Several limitations of this study are worth considering. First, this was a single-center study in the OG unit that adopted a specific discharge policy. We only collected data over a 2-day period after surgery, although delirium may occur over longer periods or under other clinical modes. Therefore, the incidence of POD over the entire hospitalization period may have been underestimated. Second, the time points of pain scores collection were not consistent in original studies; intra- and postoperative blood glucose levels were not collected. We therefore cannot exclude the possibility of adverse events caused by increased postoperative pain or perioperative glucose variability. Although the protective effect of higher preoperative FBG levels was explainable, the cutoffs of the protective glycemic level of T2DM (10.25 mmol/L) and non-T2DM patients (6.05 mmol/L) were not consistent. This was an observational study and did not group patients according to glycemic control.

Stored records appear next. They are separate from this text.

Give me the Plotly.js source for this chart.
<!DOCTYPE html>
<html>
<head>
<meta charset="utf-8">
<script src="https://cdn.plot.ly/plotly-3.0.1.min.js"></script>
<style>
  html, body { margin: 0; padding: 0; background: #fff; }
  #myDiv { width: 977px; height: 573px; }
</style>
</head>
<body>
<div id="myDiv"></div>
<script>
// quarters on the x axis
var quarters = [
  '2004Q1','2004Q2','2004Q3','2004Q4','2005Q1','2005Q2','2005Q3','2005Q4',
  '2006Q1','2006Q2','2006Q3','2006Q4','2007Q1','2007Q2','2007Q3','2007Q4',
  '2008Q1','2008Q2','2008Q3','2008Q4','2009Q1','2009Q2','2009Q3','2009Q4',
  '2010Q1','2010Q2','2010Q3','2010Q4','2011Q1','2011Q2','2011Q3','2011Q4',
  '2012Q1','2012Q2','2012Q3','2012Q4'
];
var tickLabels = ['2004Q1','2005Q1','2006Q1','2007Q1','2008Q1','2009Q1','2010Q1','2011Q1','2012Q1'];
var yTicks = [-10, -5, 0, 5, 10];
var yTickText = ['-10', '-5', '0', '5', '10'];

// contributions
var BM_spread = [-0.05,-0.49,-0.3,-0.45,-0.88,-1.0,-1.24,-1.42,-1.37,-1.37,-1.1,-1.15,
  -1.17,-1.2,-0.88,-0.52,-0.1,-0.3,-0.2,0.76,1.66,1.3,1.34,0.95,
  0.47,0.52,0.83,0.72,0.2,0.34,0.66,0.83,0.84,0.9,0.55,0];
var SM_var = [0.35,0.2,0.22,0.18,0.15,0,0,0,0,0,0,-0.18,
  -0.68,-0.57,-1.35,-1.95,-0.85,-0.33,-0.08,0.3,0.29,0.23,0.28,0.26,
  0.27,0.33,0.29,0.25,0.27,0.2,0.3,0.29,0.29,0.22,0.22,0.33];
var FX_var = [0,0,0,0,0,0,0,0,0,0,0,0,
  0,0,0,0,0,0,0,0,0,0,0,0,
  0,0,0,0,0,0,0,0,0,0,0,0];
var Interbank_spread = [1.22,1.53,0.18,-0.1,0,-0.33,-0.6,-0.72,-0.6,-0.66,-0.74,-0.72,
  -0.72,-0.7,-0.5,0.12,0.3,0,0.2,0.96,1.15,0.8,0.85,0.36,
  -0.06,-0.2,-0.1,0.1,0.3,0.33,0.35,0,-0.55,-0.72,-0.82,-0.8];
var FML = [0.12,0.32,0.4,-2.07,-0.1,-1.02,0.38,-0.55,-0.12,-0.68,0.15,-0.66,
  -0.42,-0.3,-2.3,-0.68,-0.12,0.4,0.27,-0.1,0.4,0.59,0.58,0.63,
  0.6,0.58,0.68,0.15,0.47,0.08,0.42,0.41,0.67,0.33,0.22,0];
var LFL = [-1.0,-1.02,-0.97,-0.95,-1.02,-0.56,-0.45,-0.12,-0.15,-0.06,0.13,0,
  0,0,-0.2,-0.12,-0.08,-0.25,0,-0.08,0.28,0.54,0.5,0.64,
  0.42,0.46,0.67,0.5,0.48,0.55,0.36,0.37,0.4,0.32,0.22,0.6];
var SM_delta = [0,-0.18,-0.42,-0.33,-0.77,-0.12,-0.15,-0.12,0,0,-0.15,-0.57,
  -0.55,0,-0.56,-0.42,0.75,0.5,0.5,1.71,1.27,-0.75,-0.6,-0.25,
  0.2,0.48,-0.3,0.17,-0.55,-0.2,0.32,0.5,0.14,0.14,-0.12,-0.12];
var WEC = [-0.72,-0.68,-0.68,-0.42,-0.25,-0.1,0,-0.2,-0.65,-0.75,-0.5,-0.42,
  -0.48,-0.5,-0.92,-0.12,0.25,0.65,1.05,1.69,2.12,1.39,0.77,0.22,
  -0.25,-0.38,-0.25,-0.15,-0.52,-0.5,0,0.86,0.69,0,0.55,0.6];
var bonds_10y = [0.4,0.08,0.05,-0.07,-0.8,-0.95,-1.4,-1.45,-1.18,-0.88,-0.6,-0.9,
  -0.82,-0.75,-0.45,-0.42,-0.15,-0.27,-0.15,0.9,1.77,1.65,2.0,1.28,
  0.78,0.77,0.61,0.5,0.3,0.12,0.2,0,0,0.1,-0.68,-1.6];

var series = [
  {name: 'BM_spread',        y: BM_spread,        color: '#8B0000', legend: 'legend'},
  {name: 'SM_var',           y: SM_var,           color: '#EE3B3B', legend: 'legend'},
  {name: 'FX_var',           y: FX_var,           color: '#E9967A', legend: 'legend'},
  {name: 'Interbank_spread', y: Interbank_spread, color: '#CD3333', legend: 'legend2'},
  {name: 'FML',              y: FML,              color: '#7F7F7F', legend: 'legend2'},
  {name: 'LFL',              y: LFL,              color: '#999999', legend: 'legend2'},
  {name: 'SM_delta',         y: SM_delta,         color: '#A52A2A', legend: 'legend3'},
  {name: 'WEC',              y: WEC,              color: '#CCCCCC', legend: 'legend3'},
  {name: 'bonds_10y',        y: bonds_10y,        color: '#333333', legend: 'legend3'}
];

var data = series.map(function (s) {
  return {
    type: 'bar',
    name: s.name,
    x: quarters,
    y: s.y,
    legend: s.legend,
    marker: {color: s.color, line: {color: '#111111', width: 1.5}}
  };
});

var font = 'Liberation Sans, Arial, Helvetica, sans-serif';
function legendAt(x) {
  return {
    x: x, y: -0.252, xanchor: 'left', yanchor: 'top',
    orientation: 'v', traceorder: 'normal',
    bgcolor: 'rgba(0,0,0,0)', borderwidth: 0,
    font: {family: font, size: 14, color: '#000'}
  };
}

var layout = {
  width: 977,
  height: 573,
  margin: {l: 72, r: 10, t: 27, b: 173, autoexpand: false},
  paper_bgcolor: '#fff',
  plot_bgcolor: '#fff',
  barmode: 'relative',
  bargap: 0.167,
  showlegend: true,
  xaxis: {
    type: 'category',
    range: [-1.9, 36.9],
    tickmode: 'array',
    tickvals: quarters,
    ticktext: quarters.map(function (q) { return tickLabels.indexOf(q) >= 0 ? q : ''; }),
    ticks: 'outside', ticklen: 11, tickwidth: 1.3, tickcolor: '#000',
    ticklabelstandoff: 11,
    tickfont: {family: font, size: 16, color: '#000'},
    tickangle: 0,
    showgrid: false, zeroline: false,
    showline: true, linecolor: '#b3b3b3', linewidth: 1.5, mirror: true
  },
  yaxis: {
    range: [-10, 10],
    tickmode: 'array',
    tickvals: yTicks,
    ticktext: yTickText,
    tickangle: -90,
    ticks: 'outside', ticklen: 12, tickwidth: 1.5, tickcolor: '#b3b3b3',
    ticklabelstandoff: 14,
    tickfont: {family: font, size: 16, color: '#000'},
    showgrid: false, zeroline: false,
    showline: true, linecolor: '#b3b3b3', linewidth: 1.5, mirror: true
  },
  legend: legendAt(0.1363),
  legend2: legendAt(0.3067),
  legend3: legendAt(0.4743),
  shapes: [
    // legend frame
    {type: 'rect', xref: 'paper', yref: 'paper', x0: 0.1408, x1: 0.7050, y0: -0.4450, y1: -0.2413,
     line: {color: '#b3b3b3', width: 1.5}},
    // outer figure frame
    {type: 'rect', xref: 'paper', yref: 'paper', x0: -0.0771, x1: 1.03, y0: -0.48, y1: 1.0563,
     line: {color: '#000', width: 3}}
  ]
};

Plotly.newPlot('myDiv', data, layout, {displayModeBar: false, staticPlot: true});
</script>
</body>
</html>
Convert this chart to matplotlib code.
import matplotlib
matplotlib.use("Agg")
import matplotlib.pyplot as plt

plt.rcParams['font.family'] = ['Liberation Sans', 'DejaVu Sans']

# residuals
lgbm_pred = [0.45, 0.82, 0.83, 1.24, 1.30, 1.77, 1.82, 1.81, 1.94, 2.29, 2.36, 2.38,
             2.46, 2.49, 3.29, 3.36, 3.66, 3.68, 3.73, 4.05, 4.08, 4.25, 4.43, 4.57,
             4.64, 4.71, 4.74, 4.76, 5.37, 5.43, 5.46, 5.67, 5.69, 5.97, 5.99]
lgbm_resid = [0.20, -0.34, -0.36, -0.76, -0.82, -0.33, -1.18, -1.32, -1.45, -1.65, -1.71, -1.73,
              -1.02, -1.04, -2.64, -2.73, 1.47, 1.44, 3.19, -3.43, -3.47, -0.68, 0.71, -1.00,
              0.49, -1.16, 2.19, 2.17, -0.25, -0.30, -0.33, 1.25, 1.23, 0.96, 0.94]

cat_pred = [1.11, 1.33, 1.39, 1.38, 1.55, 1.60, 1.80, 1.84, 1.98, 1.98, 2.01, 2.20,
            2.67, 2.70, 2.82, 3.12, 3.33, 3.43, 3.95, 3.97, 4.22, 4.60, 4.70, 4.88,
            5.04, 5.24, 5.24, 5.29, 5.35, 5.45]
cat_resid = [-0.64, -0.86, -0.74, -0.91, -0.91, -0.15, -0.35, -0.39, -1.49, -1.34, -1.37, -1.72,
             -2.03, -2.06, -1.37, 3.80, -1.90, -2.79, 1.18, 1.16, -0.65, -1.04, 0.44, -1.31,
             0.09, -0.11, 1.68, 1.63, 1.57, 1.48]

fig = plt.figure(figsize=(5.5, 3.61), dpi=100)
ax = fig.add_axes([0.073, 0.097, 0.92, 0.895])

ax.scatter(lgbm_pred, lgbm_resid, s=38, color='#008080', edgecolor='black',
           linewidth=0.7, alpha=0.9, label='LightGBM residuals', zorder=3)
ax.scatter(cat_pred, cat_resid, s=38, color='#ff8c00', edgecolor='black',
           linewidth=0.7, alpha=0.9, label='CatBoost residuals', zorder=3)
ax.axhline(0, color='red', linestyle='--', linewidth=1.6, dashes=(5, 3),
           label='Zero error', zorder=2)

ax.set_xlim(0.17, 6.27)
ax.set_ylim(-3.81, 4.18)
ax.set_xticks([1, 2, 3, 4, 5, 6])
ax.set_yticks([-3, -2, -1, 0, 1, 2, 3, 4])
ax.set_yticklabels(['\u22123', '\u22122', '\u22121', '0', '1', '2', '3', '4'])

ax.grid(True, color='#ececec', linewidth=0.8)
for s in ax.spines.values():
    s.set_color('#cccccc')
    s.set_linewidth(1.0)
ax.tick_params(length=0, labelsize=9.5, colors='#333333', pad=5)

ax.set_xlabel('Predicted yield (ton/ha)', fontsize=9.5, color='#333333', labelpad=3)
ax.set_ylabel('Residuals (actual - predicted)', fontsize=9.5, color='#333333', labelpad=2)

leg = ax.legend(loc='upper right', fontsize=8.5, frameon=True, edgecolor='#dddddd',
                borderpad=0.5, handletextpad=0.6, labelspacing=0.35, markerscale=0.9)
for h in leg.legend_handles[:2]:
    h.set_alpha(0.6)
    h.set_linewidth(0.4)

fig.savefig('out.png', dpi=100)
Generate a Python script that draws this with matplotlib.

The specific upper range of preoperative FBG levels that confers a protective effect in reducing POD was not found. Additionally, there was no background glucose or dynamic glycemic monitoring, so perioperative glucose variability was unable to assess. Third, the-well accepted assessments of physical performance for the elderly, such as FRAIL score, were not performed in the original study. We were unable to use a comprehensive scale to predict the occurrence of POD in this secondary analysis. Finally, we could not improve elderly patients’ physical performance preoperatively in the short term but were still able to use physical performance indicators as predictors of POD. Therefore, we are in great need to have a widely applicable physical performance measurement that is robust across different populations and settings. Although the ability to collect data on physical performance at the OG unit was highly limited, the widespread use of motion tracking systems in smartphones presents a tremendous opportunity to explore more accurate and comprehensive assessments of physical performance in older hip fracture patients.

6. Conclusions

Patients with T2DM have a higher risk of developing POD than patients without T2DM. Higher preoperative FBG level and good stair climbing capacity are protective factors for POD; they can be used as potential factors for predicting POD following hip surgery in older patients.